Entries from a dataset
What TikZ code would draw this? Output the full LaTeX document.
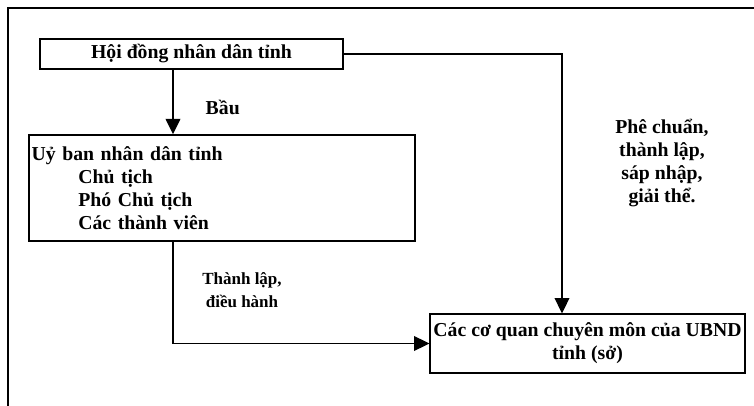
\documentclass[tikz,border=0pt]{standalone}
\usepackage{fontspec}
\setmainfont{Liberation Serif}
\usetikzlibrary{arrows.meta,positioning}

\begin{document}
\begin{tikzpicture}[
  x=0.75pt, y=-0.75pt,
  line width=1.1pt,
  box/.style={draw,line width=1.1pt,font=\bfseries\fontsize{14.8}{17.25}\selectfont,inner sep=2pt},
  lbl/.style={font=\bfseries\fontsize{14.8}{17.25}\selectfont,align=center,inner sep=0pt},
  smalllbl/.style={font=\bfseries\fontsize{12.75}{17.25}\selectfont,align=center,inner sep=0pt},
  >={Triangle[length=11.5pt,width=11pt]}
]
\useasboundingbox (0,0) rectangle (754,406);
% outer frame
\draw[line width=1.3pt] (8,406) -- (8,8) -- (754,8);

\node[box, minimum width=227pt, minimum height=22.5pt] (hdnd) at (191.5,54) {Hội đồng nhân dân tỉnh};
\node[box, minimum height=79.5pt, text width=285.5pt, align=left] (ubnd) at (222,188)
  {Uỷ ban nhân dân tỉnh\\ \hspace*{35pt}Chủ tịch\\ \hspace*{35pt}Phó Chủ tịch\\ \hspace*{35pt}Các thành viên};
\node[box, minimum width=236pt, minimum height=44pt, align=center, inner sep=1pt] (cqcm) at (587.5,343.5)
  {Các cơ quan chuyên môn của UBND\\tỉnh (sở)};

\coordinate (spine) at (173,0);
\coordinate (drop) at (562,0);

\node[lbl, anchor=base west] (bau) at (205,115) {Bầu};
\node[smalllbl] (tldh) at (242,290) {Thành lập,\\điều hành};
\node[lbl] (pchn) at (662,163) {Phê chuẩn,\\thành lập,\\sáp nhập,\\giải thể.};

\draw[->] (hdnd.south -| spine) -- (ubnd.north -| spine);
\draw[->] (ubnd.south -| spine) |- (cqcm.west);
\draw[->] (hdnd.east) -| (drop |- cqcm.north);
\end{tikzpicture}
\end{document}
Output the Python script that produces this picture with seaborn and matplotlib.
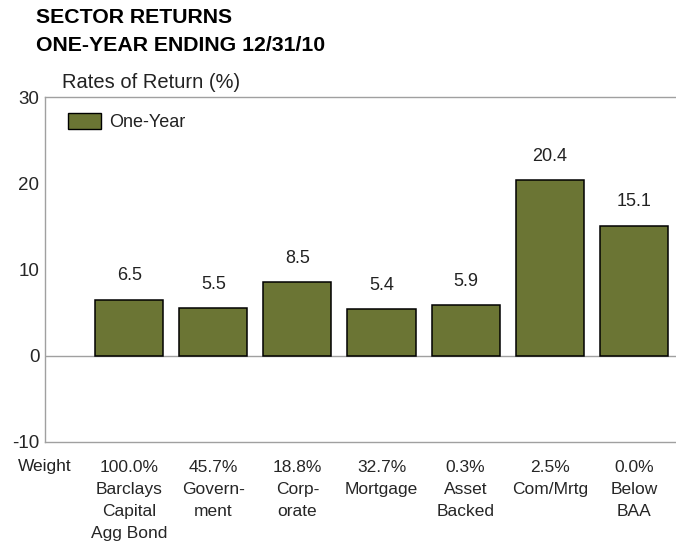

TASK DIRECTIONS
Find the lines with the string "Output" and reproduce them.

SOLUTION TO THIS TASK
What TikZ code would draw this? Output the full LaTeX document.
Output the Python script that produces this picture with seaborn and matplotlib.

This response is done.